The Source Family is a 2012 feature documentary film directed by Jodi Wille and Maria Demopoulos which recounts the story of Father Yod, Ya Ho Wa 13 and the Source Family. Much material was gleaned from the group's official documentarian and one of Father Yod's wives, Isis Aquarian. Her archives provided photos, diary, film, cassette tapes of Yod's morning class, lost music tapes, graphics; along with input interviews of Source family members and people who knew Jim Baker (Father Yod) and / or went to the Source Restaurant.

The film premiered in competition at South by Southwest Film Festival 2012 and screened at festivals Silverdocs, Seattle International Film Festival and San Francisco International Film Festival, with special screenings at True/False Festival "Boonedawdle" and Hot Docs Canadian International Documentary Festival "Doc Soup" series.

In May 2013, the film was released theatrically, premiering at IFC Center in New York City, where its run was extended for over a month. The film screened in 60 cities and had extended runs in Los Angeles, Portland, San Francisco, and Nashville.

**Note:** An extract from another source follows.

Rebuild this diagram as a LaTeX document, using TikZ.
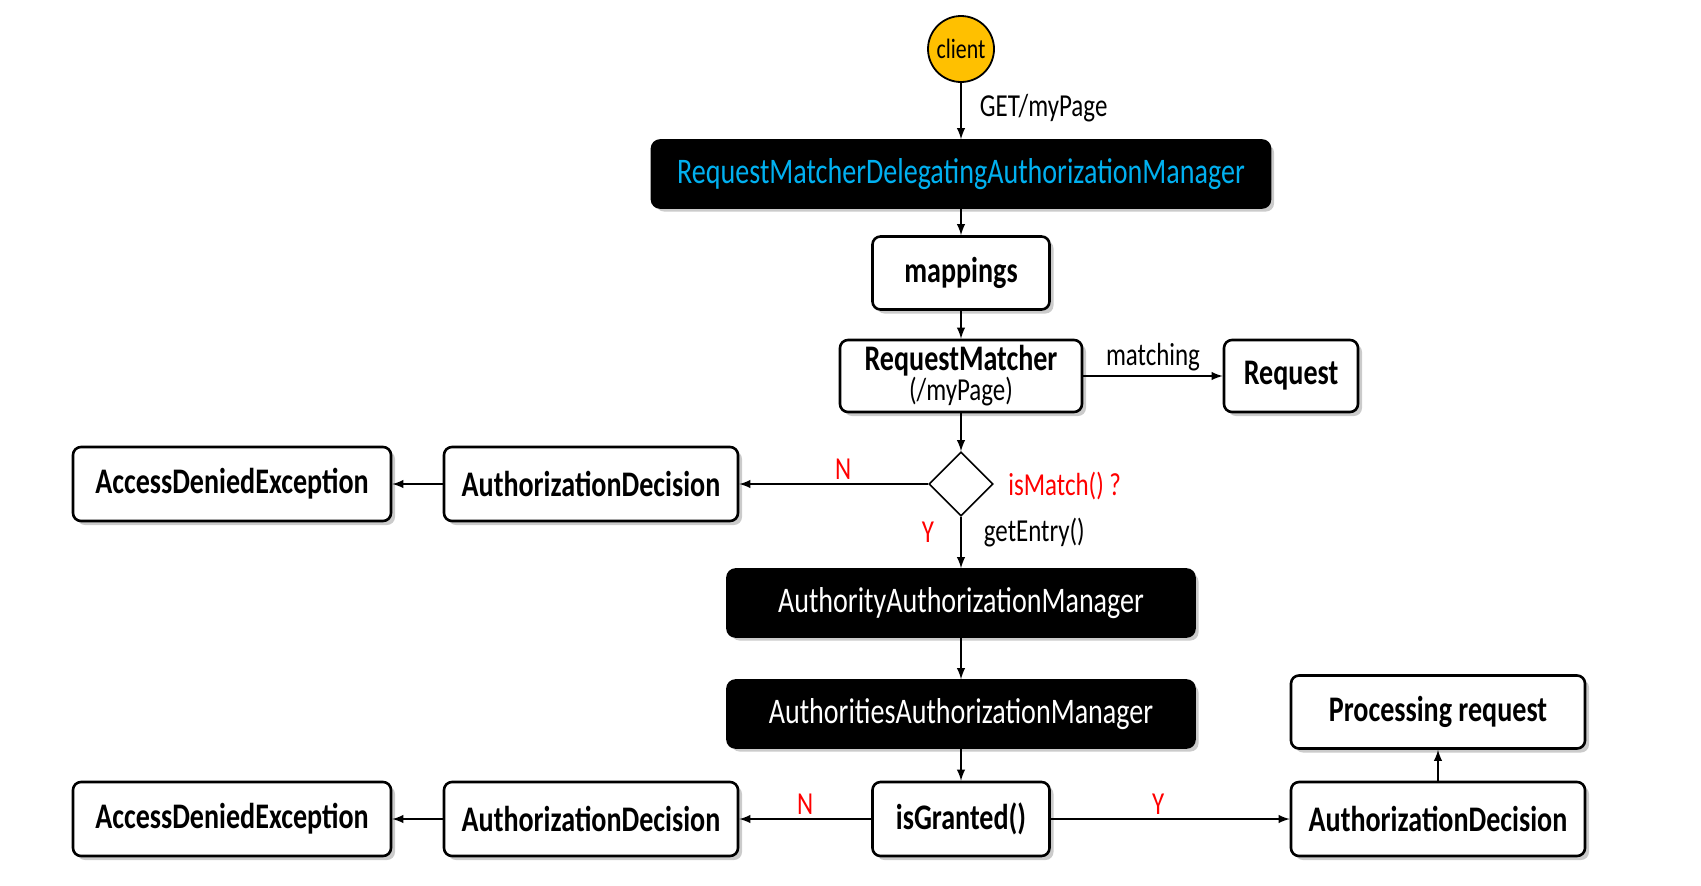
\documentclass[tikz,border=0pt]{standalone}
\usepackage{fontspec}
\setmainfont{Carlito}[FakeStretch=0.78]
\usetikzlibrary{shapes.geometric}
\usetikzlibrary{shadows}
\definecolor{clientfill}{RGB}{255,192,0}
\definecolor{mgrtext}{RGB}{0,176,240}
\definecolor{flagred}{RGB}{255,0,0}
\tikzset{
  box/.style={draw,line width=1.3pt,rounded corners=4pt,fill=white,inner sep=0pt,
    align=center,font=\fontsize{18}{20}\selectfont\bfseries,
    drop shadow={shadow xshift=2pt,shadow yshift=-2pt,fill=black!45,opacity=0.45}},
  darkbox/.style={box,fill=black,text=white,font=\fontsize{18}{20}\selectfont},
  decision/.style={diamond,draw,line width=0.8pt,fill=white,inner sep=0pt,
    minimum width=32pt,minimum height=32pt},
  lbl/.style={font=\fontsize{16}{18}\selectfont,inner sep=2pt},
  yn/.style={lbl,text=flagred},
  link/.style={->,line width=0.9pt}
}
\begin{document}
\begin{tikzpicture}[x=0.5pt,y=-0.5pt,>=latex]
        \useasboundingbox (0,0) rectangle (1701,885);
        % client and the delegating manager
        \node[circle,draw,line width=0.9pt,fill=clientfill,minimum size=33pt,inner sep=0pt,
              font=\fontsize{14}{16}\selectfont] (client) at (961,49) {client};
        \node[darkbox,text=mgrtext,minimum width=309pt,minimum height=33.5pt] (delegating) at (961,174)
              {RequestMatcherDelegatingAuthorizationManager};
        \node[box,minimum width=88.5pt,minimum height=36.5pt] (mappings) at (961,273) {mappings};
        \node[box,minimum width=121pt,minimum height=36pt] (matcher) at (961,376)
              {RequestMatcher\\[-5pt]{\mdseries\fontsize{16}{16}\selectfont (/myPage)}};
        \node[box,minimum width=67pt,minimum height=36pt] (request) at (1291,376) {Request};
        \node[decision] (ismatch) at (961,484) {};
        % first denial branch
        \node[box,minimum width=147pt,minimum height=37pt] (decisionA) at (591,484) {AuthorizationDecision};
        \node[box,minimum width=159pt,minimum height=37pt] (deniedA) at (232,484) {AccessDeniedException};
        % authority managers
        \node[darkbox,minimum width=233.5pt,minimum height=33.5pt] (authority) at (961,603)
              {AuthorityAuthorizationManager};
        \node[darkbox,minimum width=233.5pt,minimum height=33.5pt] (authorities) at (961,714)
              {AuthoritiesAuthorizationManager};
        \node[box,minimum width=88.5pt,minimum height=37pt] (granted) at (961,819) {isGranted()};
        % second denial branch and grant branch
        \node[box,minimum width=147pt,minimum height=37pt] (decisionB) at (591,819) {AuthorizationDecision};
        \node[box,minimum width=159pt,minimum height=37pt] (deniedB) at (232,819) {AccessDeniedException};
        \node[box,minimum width=147pt,minimum height=37pt] (decisionC) at (1438,819) {AuthorizationDecision};
        \node[box,minimum width=147pt,minimum height=36.5pt] (process) at (1438,712) {Processing request};
        % connectors
        \draw[link] (client) -- node[lbl,right,pos=0.45,xshift=7pt] {GET/myPage} (delegating);
        \draw[link] (delegating) -- (mappings);
        \draw[link] (mappings) -- (matcher);
        \draw[link] (matcher) -- node[lbl,above] {matching} (request);
        \draw[link] (matcher) -- (ismatch);
        \draw[link] (ismatch) -- node[yn,above,pos=0.45] {N} (decisionA);
        \node[yn,right] (ismatchlbl) at (1004,486) {isMatch() ?};
        \draw[link] (decisionA) -- (deniedA);
        \draw[link] (ismatch) -- node[yn,left,pos=0.3,xshift=-11pt] {Y}
              node[lbl,right,pos=0.3,xshift=9pt] {getEntry()} (authority);
        \draw[link] (authority) -- (authorities);
        \draw[link] (authorities) -- (granted);
        \draw[link] (granted) -- node[yn,above] {N} (decisionB);
        \draw[link] (decisionB) -- (deniedB);
        \draw[link] (granted) -- node[yn,above,pos=0.45] {Y} (decisionC);
        \draw[link] (decisionC) -- (process);
\end{tikzpicture}
\end{document}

It is distributed by Drag City and Gravitas Ventures.

The Source Family provides a view of the group through their own archival photos, home movies, audio recordings, and contemporary interviews with members of the family. Serving as a highly personal, insider's guide to the counter-culture movement of the early 70s, the film is inspired by the cult-classic book The Source: The Story of Father Yod, Ya Ho Wa 13, and The Source Family (Process Media), which was written by Isis Aquarian and Electricity Aquarian and edited by director Jodi Wille.

The documentary features music by Yo Ha Wa, the band composed of members of the Source Family with Father Yod as lead singer.